Deprecation announcements¶
Auto-Tuned Word N-gram Text Modeler blueprints removed from the Leaderboard¶
Auto-Tuned Word N-gram Text Modeler blueprints are no longer run as part of Autopilot for binary classification, regression, and multiclass/multimodal projects. The modeler blueprints remain available in the repository. Currently, Light GBM (LGBM) models run these auto-tuned text modelers for each text column, and for each, a new blueprint is added to the Leaderboard. However, these Auto-Tuned Word N-gram Text Modelers are not correlated to the original LGBM model (i.e., modifying them does not affect the original LGBM model). Now, Autopilot creates a single, larger blueprint for all Auto-Tuned Word N-gram Text Modeler tasks instead of one for each text column. Note that this change has no backward-compatibility issues; it applies to new projects only.

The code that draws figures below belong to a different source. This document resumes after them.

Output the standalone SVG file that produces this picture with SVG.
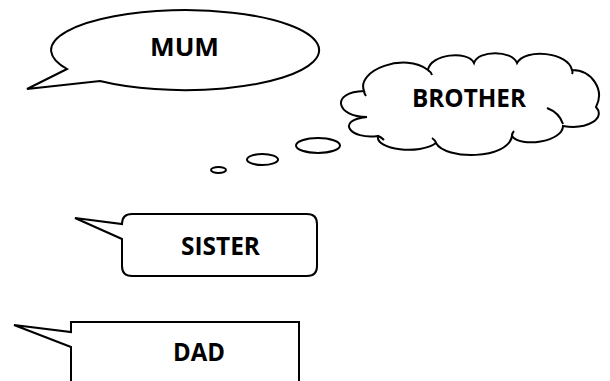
<svg xmlns="http://www.w3.org/2000/svg" width="610" height="381" viewBox="0 0 610 381">
<style>
.shape{fill:#fff;stroke:#000;stroke-width:2;stroke-linejoin:miter}
.tail{fill:none;stroke:#000;stroke-width:2}
.lbl{font-family:"Open Sans","Liberation Sans",sans-serif;font-weight:bold;font-size:25px;fill:#000}
</style>
<rect width="610" height="381" fill="#fff"/>
<g id="mum">
<path class="shape" d="M67,69 L27,89 L100,81 A134,40 0 1 0 67,69 Z"/>
<text class="lbl" x="150" y="56" textLength="69" lengthAdjust="spacingAndGlyphs">MUM</text>
</g>
<g id="brother">
<path class="shape" d="M364,91 C356,70 405,52 428,70 C430,54 468,50 474,63 C478,50 512,50 517,63 C525,48 568,52 572,70 C592,70 605,90 596,107 C606,118 588,130 563,126 C563,142 520,148 512,136 C508,160 445,160 436,143 C420,155 375,150 378,136 C350,140 335,120 367,117 C336,117 330,92 364,91 Z"/>
<path class="tail" d="M428,70 Q431,72 432,75 M572,70 Q573,72 572,74 M547,108 C555,111 560,115 563,124 M512,136 Q512,133 514,131 M436,143 Q435,140 432,138 M378,136 Q381,137 384,140 M367,117 Q363,117 360,117 M364,91 Q364,93 366,96"/>
<text class="lbl" x="412" y="107" textLength="114" lengthAdjust="spacingAndGlyphs">BROTHER</text>
</g>
<g id="thought-bubbles">
<ellipse class="shape" cx="318" cy="145.5" rx="22" ry="7.5"/>
<ellipse class="shape" cx="262.5" cy="159.5" rx="15.5" ry="5.5"/>
<ellipse class="shape" cx="218.5" cy="170" rx="7.5" ry="3"/>
</g>
<g id="sister">
<path class="shape" d="M132,214 H307 Q317,214 317,224 V266 Q317,276 307,276 H132 Q122,276 122,266 V239 L75,218 L122,224 Q122,214 132,214 Z"/>
<text class="lbl" x="181" y="255" textLength="79" lengthAdjust="spacingAndGlyphs">SISTER</text>
</g>
<g id="dad">
<path class="shape" d="M71,322 H299 V390 H71 V347 L14,325 L71,332 Z"/>
<text class="lbl" x="173" y="361" textLength="52" lengthAdjust="spacingAndGlyphs">DAD</text>
</g>
</svg>
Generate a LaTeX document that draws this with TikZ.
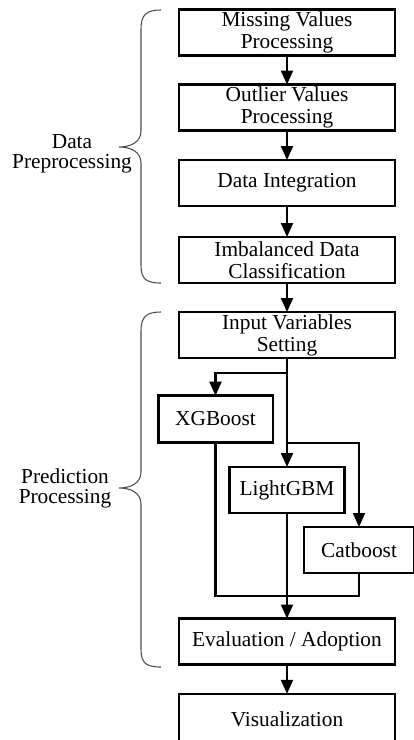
\documentclass[tikz,border=0pt]{standalone}
\usepackage{fontspec}
\setmainfont{Liberation Serif}
\usetikzlibrary{arrows.meta}

\tikzset{
  stepbox/.style={draw, line width=2pt, rectangle, outer sep=0pt, inner sep=0pt,
    align=center, font=\fontsize{16}{16.5}\selectfont},
  wide/.style={stepbox, minimum width=162pt, minimum height=34.5pt},
  model/.style={stepbox, minimum width=86pt, minimum height=35pt},
  flow/.style={line width=1.6pt, -{Triangle[width=9pt,length=10.5pt]}},
  plain/.style={line width=1.6pt},
  brace/.style={line width=0.8pt, draw=black!70},
  phase/.style={align=center, font=\fontsize{16}{15}\selectfont}
}

\begin{document}
\begin{tikzpicture}[x=0.75pt, y=-0.75pt]
  \useasboundingbox (0,0) rectangle (414,740);
  \clip (0,0) rectangle (414,740);

  % main column of steps
  \node[wide] (miss) at (287,32.5) {Missing Values\\Processing};
  \node[wide] (out)  at (287,107.5) {Outlier Values\\Processing};
  \node[wide] (integ) at (287,183) {Data Integration};
  \node[wide] (imb)  at (287,260) {Imbalanced Data\\Classification};
  \node[wide] (inp)  at (287,335) {Input Variables\\Setting};

  % the three models
  \node[model] (xgb) at (215.5,419) {XGBoost};
  \node[model, minimum height=34.5pt] (lgb) at (287,490) {LightGBM};
  \node[model, minimum width=82.5pt, minimum height=34.5pt] (cat) at (359,550) {Catboost};

  \node[wide] (eval) at (287,641.5) {Evaluation / Adoption};
  \node[wide, minimum height=40pt] (vis) at (287,720.5) {\raisebox{2.5pt}{Visualization}};

  % branching points
  \coordinate (split1) at (287,373);
  \coordinate (split2) at (287,443);
  \coordinate (merge)  at (287,596);

  % connectors
  \draw[flow] (miss) -- (out);
  \draw[flow] (out) -- (integ);
  \draw[flow] (integ) -- (imb);
  \draw[flow] (imb) -- (inp);
  \draw[flow] (inp) -- (lgb);
  \draw[flow] (split1) -| (xgb.north);
  \draw[flow] (split2) -| (cat.north);
  \draw[plain] (xgb.south) |- (merge) -| (cat.south);
  \draw[flow] (lgb) -- (eval);
  \draw[flow] (eval) -- (vis);

  % phase braces
  \draw[brace] (161,10) .. controls (146,10) and (141,15) .. (141,29)
    -- (141,131) .. controls (141,142) and (131,147) .. (119,147)
    .. controls (131,147) and (141,152) .. (141,163)
    -- (141,265) .. controls (141,279) and (146,283) .. (161,283);
  \draw[brace] (161,312) .. controls (146,312) and (141,317) .. (141,331)
    -- (141,472) .. controls (141,483) and (131,488) .. (119,488)
    .. controls (131,488) and (141,493) .. (141,504)
    -- (141,649) .. controls (141,663) and (146,667) .. (161,667);

  \node[phase] (prep) at (72,154) {Data\\Preprocessing};
  \node[phase] (pred) at (65,488) {Prediction\\Processing};
\end{tikzpicture}
\end{document}
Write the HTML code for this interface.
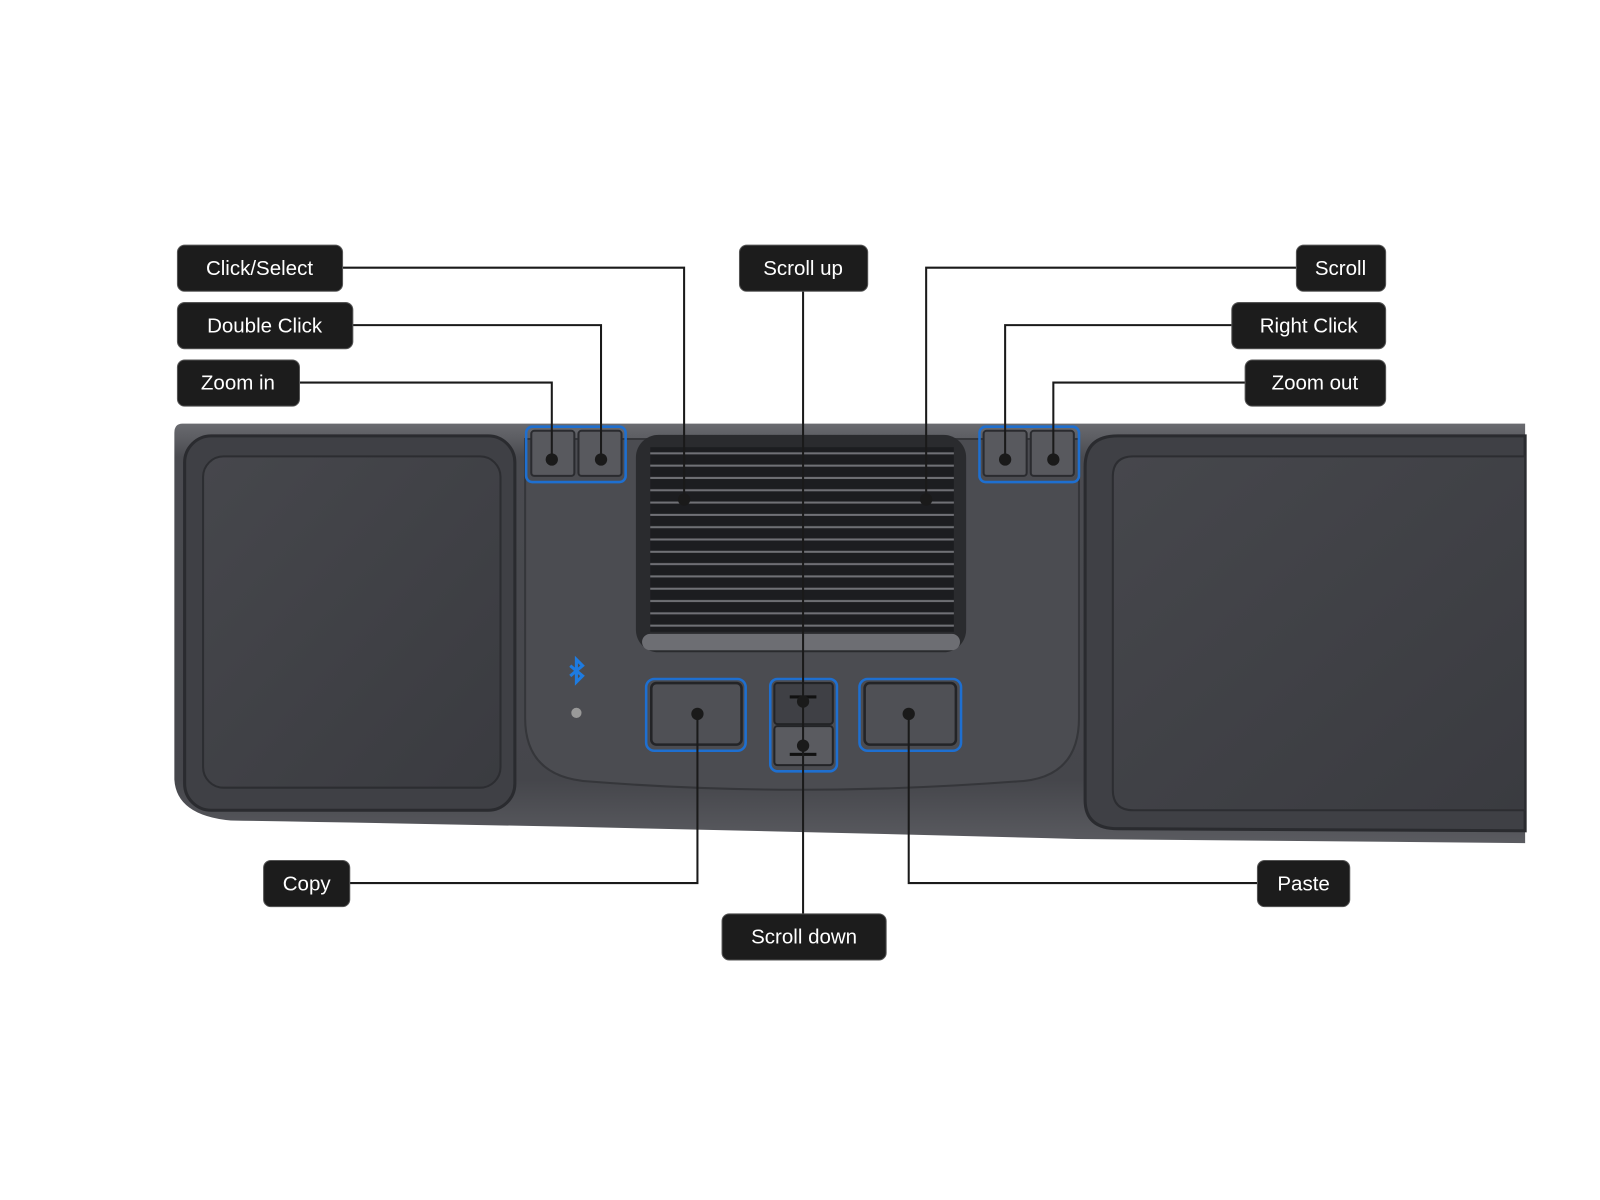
<!DOCTYPE html>
<html><head><meta charset="utf-8"><style>
html,body{margin:0;padding:0;background:#fff;}
svg{display:block;}
text{font-family:"Liberation Sans",sans-serif;font-size:20px;fill:#fff;text-anchor:middle;}
</style></head><body>
<svg width="1600" height="1200" viewBox="0 0 1560 1170" xmlns="http://www.w3.org/2000/svg">
<defs>
<linearGradient id="body" x1="0" y1="0" x2="0" y2="1">
<stop offset="0" stop-color="#6a6b70"/><stop offset="0.08" stop-color="#4a4b50"/><stop offset="0.85" stop-color="#45464b"/><stop offset="1" stop-color="#5a5b60"/></linearGradient>
<linearGradient id="pad" x1="0" y1="0" x2="1" y2="1">
<stop offset="0" stop-color="#46474c"/><stop offset="1" stop-color="#3a3b40"/></linearGradient>
<pattern id="grill" width="10" height="12" patternUnits="userSpaceOnUse">
<rect width="10" height="12" fill="#1c1d20"/><rect y="9" width="10" height="2" fill="#707176"/></pattern>
</defs>
<path d="M178,413 L1487,413 L1487,822 L1050,818 Q600,806 225,800 Q172,795 170,760 L170,422 Q170,413 178,413 Z" fill="url(#body)"/>
<rect x="180" y="425" width="322" height="365" rx="26" fill="#3f4045" stroke="#2a2b2f" stroke-width="3"/>
<rect x="198" y="445" width="290" height="323" rx="20" fill="url(#pad)" stroke="#2c2d31" stroke-width="2"/>
<path d="M1487,425 L1090,425 Q1058,425 1058,455 L1058,780 Q1058,808 1090,808 L1487,810 Z" fill="#3f4045" stroke="#2a2b2f" stroke-width="3"/>
<path d="M1487,445 L1105,445 Q1085,445 1085,465 L1085,770 Q1085,790 1105,790 L1487,790 Z" fill="url(#pad)" stroke="#2c2d31" stroke-width="2"/>
<path d="M512,428 L1052,428 L1052,700 Q1052,760 990,762 Q780,778 575,762 Q512,758 512,700 Z" fill="#4b4c51" stroke="#35363a" stroke-width="2"/>
<rect x="620" y="424" width="322" height="212" rx="22" fill="#2a2b2e"/>
<rect x="634" y="436" width="296" height="180" fill="url(#grill)"/>
<rect x="626" y="618" width="310" height="16" rx="8" fill="#6d6e73"/>
<rect x="513" y="416" width="97" height="54" rx="6" fill="none" stroke="#1e6fd0" stroke-width="2.5"/>
<rect x="518" y="420" width="42" height="44" rx="3" fill="#58595e" stroke="#2a2b2f" stroke-width="2"/>
<rect x="564" y="420" width="42" height="44" rx="3" fill="#58595e" stroke="#2a2b2f" stroke-width="2"/>
<rect x="955" y="416" width="97" height="54" rx="6" fill="none" stroke="#1e6fd0" stroke-width="2.5"/>
<rect x="959" y="420" width="42" height="44" rx="3" fill="#58595e" stroke="#2a2b2f" stroke-width="2"/>
<rect x="1005" y="420" width="42" height="44" rx="3" fill="#58595e" stroke="#2a2b2f" stroke-width="2"/>
<rect x="630" y="662" width="97" height="70" rx="8" fill="none" stroke="#1e6fd0" stroke-width="2.5"/>
<rect x="635" y="666" width="88" height="60" rx="5" fill="#4f5055" stroke="#232427" stroke-width="2.5"/>
<rect x="838" y="662" width="99" height="70" rx="8" fill="none" stroke="#1e6fd0" stroke-width="2.5"/>
<rect x="843" y="666" width="89" height="60" rx="5" fill="#4f5055" stroke="#232427" stroke-width="2.5"/>
<rect x="751" y="662" width="65" height="90" rx="7" fill="none" stroke="#1e6fd0" stroke-width="2.5"/>
<rect x="755" y="666" width="57" height="40" rx="3" fill="#3f4045" stroke="#232427" stroke-width="2"/>
<rect x="755" y="708" width="57" height="38" rx="3" fill="#5a5b60" stroke="#232427" stroke-width="2"/>
<rect x="770" y="678" width="26" height="3" fill="#111"/>
<rect x="770" y="734" width="26" height="3" fill="#111"/>
<path d="M556,649 L568,659 L562,665 L562,643 L568,649 L556,659" stroke="#1e7be0" stroke-width="3" fill="none"/>
<circle cx="562" cy="695" r="5" fill="#999"/>
<g stroke="#1a1a1a" stroke-width="2" fill="none">
<polyline points="334,261 667,261 667,487"/>
<polyline points="344,317 586,317 586,448"/>
<polyline points="292,373 538,373 538,448"/>
<polyline points="783,284 783,891"/>
<polyline points="1264,261 903,261 903,487"/>
<polyline points="1201,317 980,317 980,448"/>
<polyline points="1214,373 1027,373 1027,448"/>
<polyline points="341,861 680,861 680,696"/>
<polyline points="1226,861 886,861 886,696"/>
</g>
<g fill="#1a1a1a">
<circle cx="667" cy="487" r="6"/><circle cx="586" cy="448" r="6"/><circle cx="538" cy="448" r="6"/>
<circle cx="903" cy="487" r="6"/><circle cx="980" cy="448" r="6"/><circle cx="1027" cy="448" r="6"/>
<circle cx="680" cy="696" r="6"/><circle cx="886" cy="696" r="6"/>
<circle cx="783" cy="684" r="6"/><circle cx="783" cy="727" r="6"/>
</g>
<g fill="#1c1c1c" stroke="#555" stroke-width="1">
<rect x="173" y="239" width="161" height="45" rx="7"/>
<rect x="173" y="295" width="171" height="45" rx="7"/>
<rect x="173" y="351" width="119" height="45" rx="7"/>
<rect x="721" y="239" width="125" height="45" rx="7"/>
<rect x="1264" y="239" width="87" height="45" rx="7"/>
<rect x="1201" y="295" width="150" height="45" rx="7"/>
<rect x="1214" y="351" width="137" height="45" rx="7"/>
<rect x="257" y="839" width="84" height="45" rx="7"/>
<rect x="1226" y="839" width="90" height="45" rx="7"/>
<rect x="704" y="891" width="160" height="45" rx="7"/>
</g>
<text x="253" y="268">Click/Select</text>
<text x="258" y="324">Double Click</text>
<text x="232" y="380">Zoom in</text>
<text x="783" y="268">Scroll up</text>
<text x="1307" y="268">Scroll</text>
<text x="1276" y="324">Right Click</text>
<text x="1282" y="380">Zoom out</text>
<text x="299" y="868">Copy</text>
<text x="1271" y="868">Paste</text>
<text x="784" y="920">Scroll down</text>
</svg>
</body></html>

DataRobot Prime model creation removed¶
The ability to create new DataRobot Prime models has been removed from the application. This does not affect existing Prime models or deployments. It is being replaced with the new ability to export Python or Java code from Rulefit models using the Scoring Code capabilities. RuleFit models, which differ from Prime only in that they use raw data for their prediction target rather than predictions from a parent model, support Java/Python source code export. There is no change in the availability of Java Scoring Code for other blueprint types, and any existing Prime models will continue to function.
User/Open source models disabled in November¶
As of November 2022, DataRobot disabled all models containing User/Open source (“user”) tasks. See the release announcement for full information on identifying these models. Use the Composable ML functionality to create custom models.